Steering the Ship - Understanding Monetary Policy
If the economy is a massive ship, Monetary Policy is one of the two main steering wheels used to keep it on course. While the government handles the "cargo" and "route" (Fiscal Policy), the Central Bank (like the RBI in India) handles the "engine speed" and "fuel" (Money Supply).
Monetary policy is the process by which the central bank manages the supply of money and interest rates to achieve specific goals: keeping prices stable (low inflation) and helping the economy grow.
1. The Two Modes of Monetary Policy
The central bank flips between two primary "modes" depending on the economic weather.
Mode A: Expansionary Policy (The Accelerator)
When the economy is slowing down, unemployment is rising, or we are in a recession, the central bank "steps on the gas."
- Action: They lower interest rates and increase the money supply.
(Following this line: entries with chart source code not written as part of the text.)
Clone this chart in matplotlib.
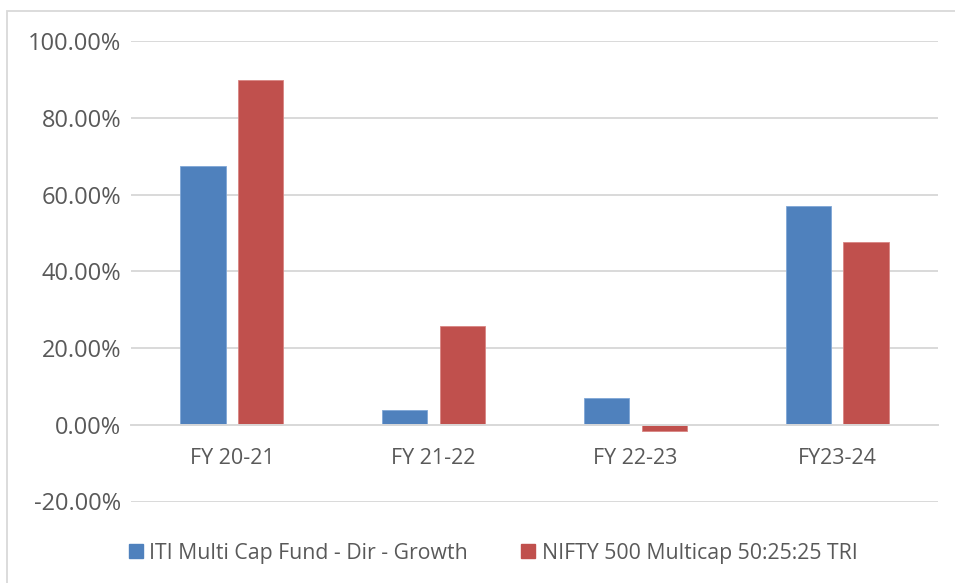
import matplotlib.pyplot as plt
from matplotlib.patches import Patch, Rectangle
from matplotlib.ticker import FuncFormatter
import numpy as np

# 数据
years = ['FY 20-21', 'FY 21-22', 'FY 22-23', 'FY23-24']
fund_name = 'ITI Multi Cap Fund - Dir - Growth'
index_name = 'NIFTY 500 Multicap 50:25:25 TRI'
fund_returns = [67.5, 3.8, 6.9, 57.1]
index_returns = [89.9, 25.8, -1.6, 47.5]
y_ticks = [-20, 0, 20, 40, 60, 80, 100]

blue = '#4F81BD'
red = '#C0504D'
grid_c = '#D9D9D9'
text_c = '#595959'

plt.rcParams['font.family'] = ['Open Sans', 'DejaVu Sans']

fig = plt.figure(figsize=(9.55, 5.83), dpi=100)
ax = fig.add_axes([131 / 955, 1 - 501.5 / 583, (938 - 131) / 955, (501.5 - 41) / 583])

x = np.arange(len(years))
w = 0.225
off = 0.143
ax.bar(x - off, fund_returns, w, color=blue, edgecolor='#7FA6D6', linewidth=0.6, zorder=3)
ax.bar(x + off, index_returns, w, color=red, edgecolor='#D88583', linewidth=0.6, zorder=3)

ax.set_xlim(-0.5, len(years) - 0.5)
ax.set_ylim(-20, 100)
ax.set_yticks(y_ticks)
ax.yaxis.set_major_formatter(FuncFormatter(lambda v, p: f'{v:.2f}%'))
ax.set_xticks(x)
ax.set_xticklabels(years)

# 网格线
ax.yaxis.grid(True, color=grid_c, linewidth=1.4, zorder=0)
ax.set_axisbelow(True)
for s in ['left', 'right', 'top']:
    ax.spines[s].set_visible(False)
# 分类轴放在 0 处
ax.spines['bottom'].set_position(('data', 0))
ax.spines['bottom'].set_color(grid_c)
ax.spines['bottom'].set_linewidth(1.4)
ax.spines['bottom'].set_zorder(4)
ax.tick_params(axis='both', length=0, labelcolor=text_c)
ax.tick_params(axis='y', pad=7, labelsize=17)
ax.tick_params(axis='x', pad=17, labelsize=15.5)

# 图例
handles = [Patch(color=blue, label=fund_name), Patch(color=red, label=index_name)]
leg = fig.legend(handles=handles, loc='center left', bbox_to_anchor=(129 / 955, 1 - 553 / 583),
                 ncol=2, frameon=False, fontsize=15.3, handlelength=0.66, handleheight=0.66,
                 handletextpad=0.3, columnspacing=2.5, borderpad=0, borderaxespad=0)
for t in leg.get_texts():
    t.set_color(text_c)

# 外框
fig.patches.append(Rectangle((7 / 955, -0.1), 1.2, 1.1 - 11 / 583, transform=fig.transFigure,
                             fill=False, edgecolor=grid_c, linewidth=1.3))

fig.savefig('out.png', dpi=100)
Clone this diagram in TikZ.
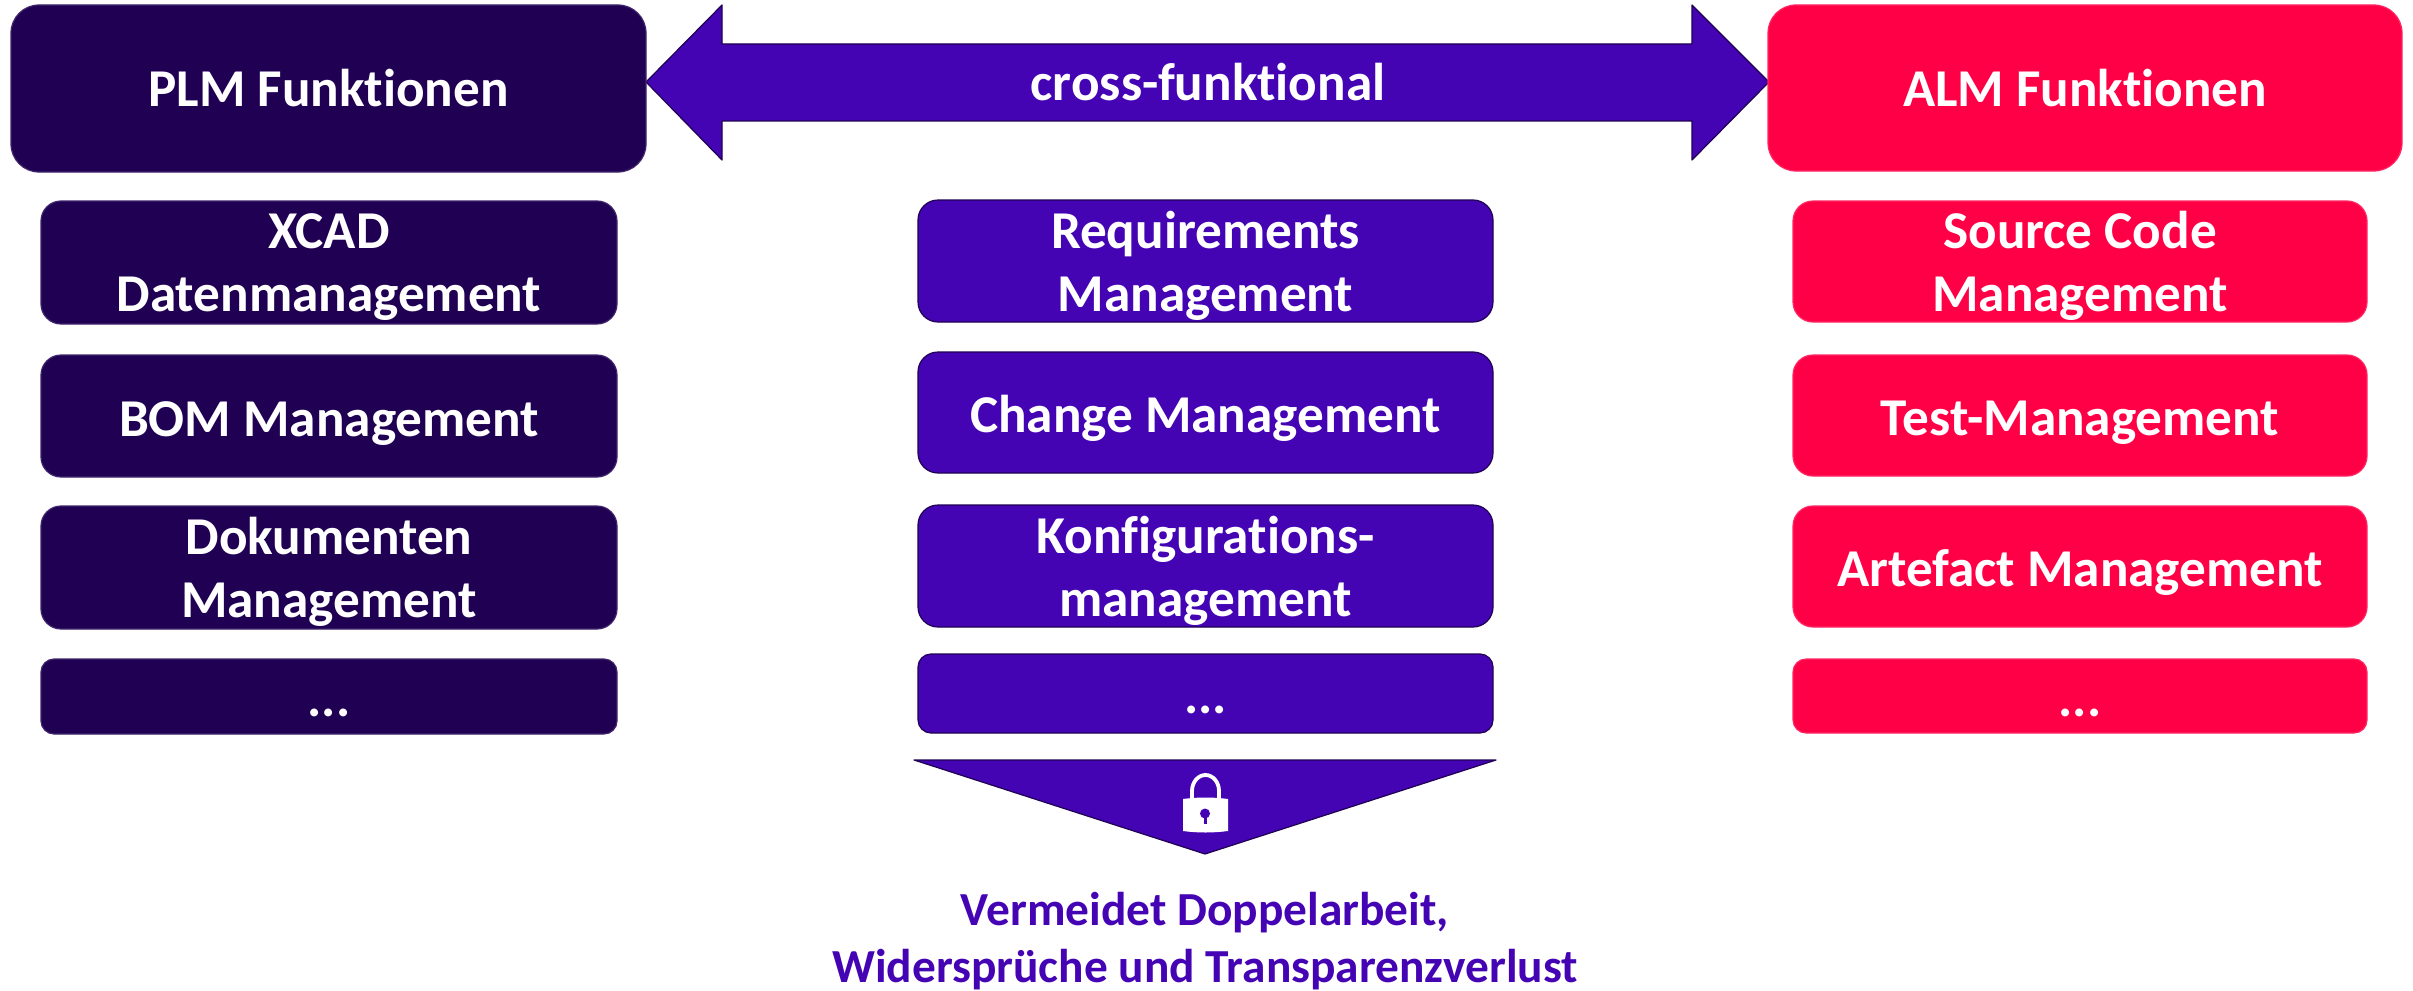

- Goal: To make borrowing cheaper so that businesses invest, factories hire, and consumers spend more on things like cars and homes.
- Effect: The economy speeds up, but if left on too long, it can lead to high inflation.
Mode B: Contractionary Policy (The Brakes)
When the economy is "overheating"-meaning prices (inflation) are rising too fast-the central bank "hits the brakes."
- Action: They raise interest rates and decrease the money supply.
- Goal: To make borrowing expensive, which encourages people to save rather than spend, cooling down the demand that is driving up prices.
- Effect: Inflation drops, but the economy slows down, and sometimes unemployment may rise.
2. The Tools in the RBI's Toolkit
In India, the RBI doesn't just "wish" for changes; they use specific technical tools to move the market.
Tool | How it Works | Effect of Increasing |
|---|---|---|
Repo Rate | The rate at which RBI lends to banks. | Borrowing becomes expensive; spending slows. |
Reverse Repo Rate | The rate at which RBI "borrows" from banks. | Banks park money with RBI instead of lending to you. |
CRR (Cash Reserve Ratio) | The % of deposits banks must keep with RBI. | Banks have less money to lend to the public. |
SLR (Statutory Liquidity Ratio) | The % of deposits banks must keep in Gold/Govt Bonds. | Reduces the money available for private loans. |
3. The Transmission Mechanism: From RBI to Your Pocket
When the RBI changes the Repo Rate, it doesn't instantly change your life. It goes through a "transmission" process:
- The Signal: RBI raises the Repo Rate.
- The Bank Reaction: Your bank (like SBI or ICICI) finds it more expensive to get money, so they raise the interest rates on your loans.
- Your Reaction: You decide to wait another year to buy that car because the EMI is now too high.
- The Economic Result: Total demand in the country drops slightly, and the shopkeepers stop raising prices, causing Inflation to fall.
4. Why Should You Care?
- For the Planner: Knowing the "stance" of the RBI tells you if it's a good time to take a home loan or lock in a high-interest FD.
- For the Professional: If you see the RBI moving to a "tight" (contractionary) stance, it's a sign that the "easy money" era is ending, and you should focus on financial efficiency.
- For the Retiree: A "hawkish" RBI (one that raises rates) is often good news for your fixed-income returns, while a "dovish" RBI (one that cuts rates) means your interest income might shrink.
Summary
Monetary policy is about balance.
- Expansionary: Lower rates → More Growth → Potential Inflation.
- Contractionary: Higher rates → Lower Inflation → Potential Slowdown.
By watching the RBI's Monetary Policy Committee (MPC) meetings, you are essentially watching the captain of the ship decide how fast we should travel through the current economic waters.